Fiona Barltrop escapes the bikers to enjoy a superb day’s walk along the top of the Eglwyseg escarpment
The massed ranks of motorbikes outside the Ponderosa Café at the top of the Horseshoe Pass was an unexpected and, I confess, far from welcome spectacle. Unbeknown to me at the time, this is a famous meeting place for motorcycle enthusiasts, especially in the summer – apparently there have been up to 3,000 here at one turnout. If it was noisy today with mere hundreds gathered, I dread to think what it can be like… But I’d come here to walk, and walk I would, but with a change of plan. Instead of the Llantysilio Mountain ridge walk, with the views on the way up to Moel y Faen spoilt by all those bikes below (and even the possibility of encountering illegal off-road motorbikes along the top, about which I’d been warned – a considerable problem in the area) I decided to head in the other direction.
Within a few minutes I was in another world walking down a delightful grassy track following a stretch of the Clwydian Way, a 122-mile route through North Wales, waymarked with a distinctive white disc featuring the buzzard. Not a soul in sight and the only sound that of the breeze and birdsong. Beyond Bryn-yr-Odyn I continued on the Clwydian Way along the bracken and gorse-covered hillsides, before long enjoying views towards the impressive Eglwyseg escarpment. (And in case you’re wondering, it’s pronounced something like Ig-loo-sig.) As anyone who has walked the Offa’s Dyke Path will know, these dramatic limestone cliffs are one of the highlights of the route. I’d not been back here since my own teenage expedition all those years ago and was looking forward to walking that section of the Path which runs below them again.

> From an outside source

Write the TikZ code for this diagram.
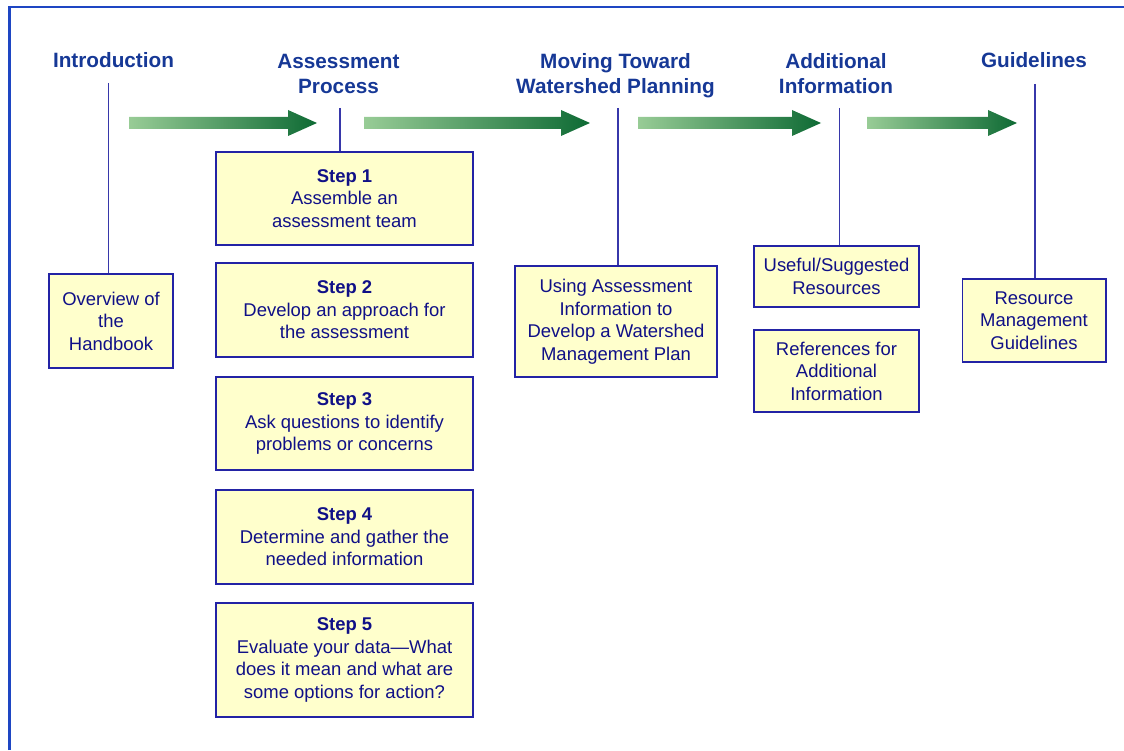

Leaving the Clwydian Way I turned off left down a path to a track, then left again to a lane, and left once more to memorably named World’s End. (Actually, I had a personal reason for coming here, too, since I live in a neighbourhood in very different part of the country with exactly the same name – so could claim to have been from one end of the world to another…) Joining the Offa’s Dyke Path at the bend in the road, I turned off to head southwards intending to follow the Path across the scree slopes of the western scarp of Eglwseg Mountain, but a chance encounter changed my mind. “There’s a better route with much better views from the top of the escarpment,” a passing walker commented. “Carry on until you reach a marker post and a path turning back left uphill, and that’ll lead you on up to the top.” With no path shown along the crest of the escarpment on either the Explorer or Landranger map, I hadn’t been aware there was a route. But it proved to be excellent advice. With spectacular views over the edge of the limestone cliffs on one side, moorland on the other and none but sheep for company on this fine sunny afternoon, it was walking at its best.
I continued along the top of Trevor Rocks enjoying good views of Dinas Bran below, the Vale of Llangollen and the Berwyns beyond, then descended to the road, rejoining the Offa’s Dyke Path. A detour to climb to the top of Dinas Bran – crowned by its picturesque ruins, a medieval castle sited within an Iron Age hill fort – couldn’t be resisted. Another glorious viewpoint. Back on the Offa’s Dyke Path, I followed it northwards, turning off left beyond Rock Farm, then back up the old Horseshoe Pass road to the now deserted Ponderosa. The long uphill trudge at the end of the day was a price worth paying for such a splendid day’s walk.